Officials argue the “quick notification will allow consumers to freeze their credit across all major credit reporting agencies and take other preventative measures to prevent identity theft before it occurs.”
If passed, it would give North Carolina one of the toughest breach notification laws in the U.S.
The bill would also allow consumers to place and lift a credit freeze on their credit report at any time, for free. According to the bill’s fact sheet, this would prevent a hacker from using the consumer’s stolen data to open a fraudulent credit line.
The bill would also provide free access to credit reports from the three credit reporting agencies to consumers affected by a breach.
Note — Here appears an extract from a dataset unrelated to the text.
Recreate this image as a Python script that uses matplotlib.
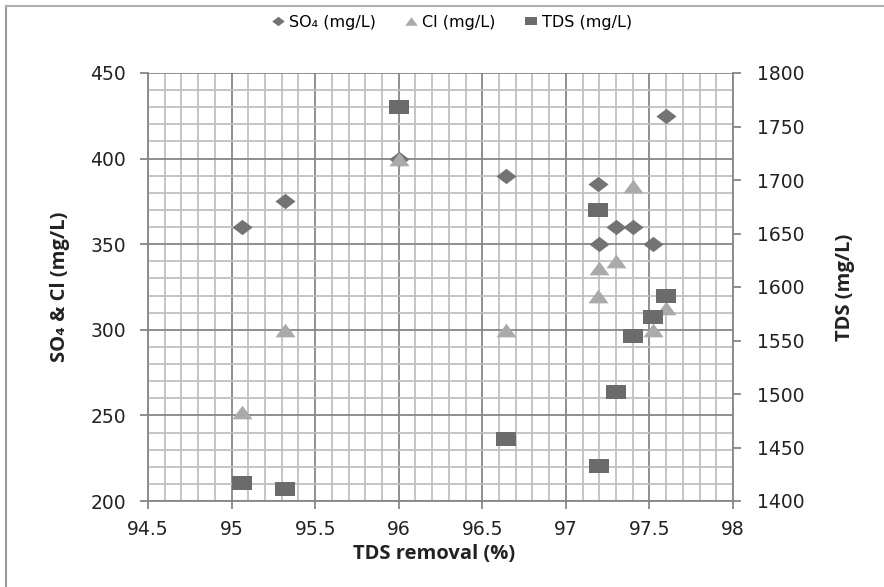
import matplotlib
matplotlib.use("Agg")
import matplotlib.pyplot as plt
from matplotlib.lines import Line2D
from matplotlib.ticker import MultipleLocator
import numpy as np

# ---- data ----
tds_removal = [95.06, 95.32, 96.0, 96.64, 97.19, 97.2, 97.3, 97.4, 97.52, 97.6]
so4_vals = [360, 375, 400, 390, 385, 350, 360, 360, 350, 425]
cl_vals = [252, 300, 400, 300, 320, 336, 340, 384, 300, 313]
tds_vals = [1417, 1411, 1768, 1458, 1672, 1433, 1502, 1554, 1572, 1592]
x_tick_labels = ["94.5", "95", "95.5", "96", "96.5", "97", "97.5", "98"]
series_labels = ["SO\u2084 (mg/L)", "Cl (mg/L)", "TDS (mg/L)"]

# ---- styles ----
c_so4 = "#737373"
c_cl = "#aaaaaa"
c_tds = "#6b6b6b"
major_grid = "#878787"
minor_grid = "#c0c0c0"
axis_col = "#878787"

# horizontally stretched marker shapes (reference image is stretched)
sq = [(-1, -0.72), (1, -0.72), (1, 0.72), (-1, 0.72), (-1, -0.72)]
dia = [(0, 0.76), (1, 0), (0, -0.76), (-1, 0), (0, 0.76)]
tri = [(-1, -0.68), (1, -0.68), (0, 0.68), (-1, -0.68)]

W, H = 884, 587
fig = plt.figure(figsize=(W / 100, H / 100), dpi=100)
ax = fig.add_axes([148 / W, 1 - 501 / H, (733 - 148) / W, (501 - 73) / H])
ax2 = ax.twinx()

ax.set_xlim(94.5, 98)
ax.set_ylim(200, 450)
ax2.set_ylim(1400, 1800)

ax.xaxis.set_major_locator(MultipleLocator(0.5))
ax.xaxis.set_minor_locator(MultipleLocator(0.1))
ax.yaxis.set_major_locator(MultipleLocator(50))
ax.yaxis.set_minor_locator(MultipleLocator(10))
ax2.yaxis.set_major_locator(MultipleLocator(50))

ax.grid(which="minor", color=minor_grid, linewidth=1.3, zorder=0)
ax.grid(which="major", color=major_grid, linewidth=1.3, zorder=0)
ax.set_axisbelow(True)

ms = 14.5
ax.plot(tds_removal, so4_vals, linestyle="none", marker=dia, markersize=ms,
        color=c_so4, markeredgewidth=0, zorder=3)
ax.plot(tds_removal, cl_vals, linestyle="none", marker=tri, markersize=ms,
        color=c_cl, markeredgewidth=0, zorder=4)
ax2.plot(tds_removal, tds_vals, linestyle="none", marker=sq, markersize=ms,
         color=c_tds, markeredgewidth=0, zorder=5)

for a in (ax, ax2):
    for s in a.spines.values():
        s.set_color(axis_col)
        s.set_linewidth(1.3)
    a.spines["top"].set_visible(False)
ax.spines["right"].set_visible(False)
ax2.spines["left"].set_visible(False)
ax2.spines["bottom"].set_visible(False)

tsize = 13.5
ax.tick_params(axis="both", which="major", direction="out", length=6, width=1.3,
               color=axis_col, labelsize=tsize, labelcolor="#222222")
ax.tick_params(axis="y", which="major", pad=10)
ax.tick_params(axis="x", which="major", pad=8)
ax.tick_params(axis="both", which="minor", length=0)
ax2.tick_params(axis="y", which="major", direction="out", length=6, width=1.3,
                color=axis_col, labelsize=tsize, labelcolor="#222222", pad=11)

ax.set_xticks(np.arange(94.5, 98.01, 0.5))
ax.set_xticklabels(x_tick_labels)
for lbl in ax.get_xticklabels() + ax.get_yticklabels() + ax2.get_yticklabels():
    lbl.set_family("DejaVu Sans")

lab_font = dict(family=["Open Sans", "DejaVu Sans"], weight="bold", size=14.5,
                color="#222222")
fig.text(434 / W, 1 - 554 / H, "TDS removal (%)", ha="center", va="center", **lab_font)
fig.text(60 / W, 1 - 287 / H, "SO\u2084 & Cl (mg/L)", ha="center", va="center",
         rotation=90, **lab_font)
fig.text(845 / W, 1 - 287 / H, "TDS (mg/L)", ha="center", va="center",
         rotation=90, **lab_font)

handles = [
    Line2D([], [], linestyle="none", marker=dia, markersize=9, color=c_so4, markeredgewidth=0),
    Line2D([], [], linestyle="none", marker=tri, markersize=9, color=c_cl, markeredgewidth=0),
    Line2D([], [], linestyle="none", marker=sq, markersize=8, color=c_tds, markeredgewidth=0),
]
fig.legend(handles, series_labels, loc="center", bbox_to_anchor=(452 / W, 1 - 22 / H),
           ncol=3, frameon=False, prop=dict(family="DejaVu Sans", size=11.5),
           handlelength=0.8, handletextpad=0.3, columnspacing=1.8)

# outer chart frame (left and top edges visible in reference)
fig.add_artist(Line2D([6 / W, 6 / W], [0, 1 - 6 / H], transform=fig.transFigure,
                      color="#9a9a9a", linewidth=1.5))
fig.add_artist(Line2D([6 / W, 1], [1 - 6 / H, 1 - 6 / H], transform=fig.transFigure,
                      color="#b0b0b0", linewidth=1.5))

fig.savefig("out.png", dpi=100, facecolor="white")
While many organizations often provide this to consumers, it’s not required by all states.
In fact, the proposal would require breached consumer reporting agencies like Equifax to provide consumers five years of free credit monitoring to those impacted.
“A business that suffers a breach and failed to maintain reasonable security procedures will have committed a violation of the Unfair and Deceptive Trade Practices Act and each person affected by the breach represents a separate and distinct violation of the law,” according to the proposal.
The proposed legislation is a direct response to the massive increase in consumers impacted by data breaches in the state. More than 5.3 million North Carolina consumers were impacted by 1,022 data breaches in 2017, Stein said.
“This number is staggering and unacceptable. North Carolina’s laws on this issue are strong – but they need to be even stronger,” said Stein in a statement.
Hacking and phishing were the biggest breach causes in the state, which mirrors the healthcare industry. As these attacks become more commonplace, healthcare organizations can expect further proposed legislation from both state and federal governments.
For example, Sen. Bill Nelson, D-Florida, introduced a bill in December that would impose criminal penalties on executives who deliberately attempt to conceal data breaches and require all U.S. organizations to notify consumers of a breach within 30 days.
The bill was a direct response to news that Uber hid a 2016 data breach that impacted 57 million users.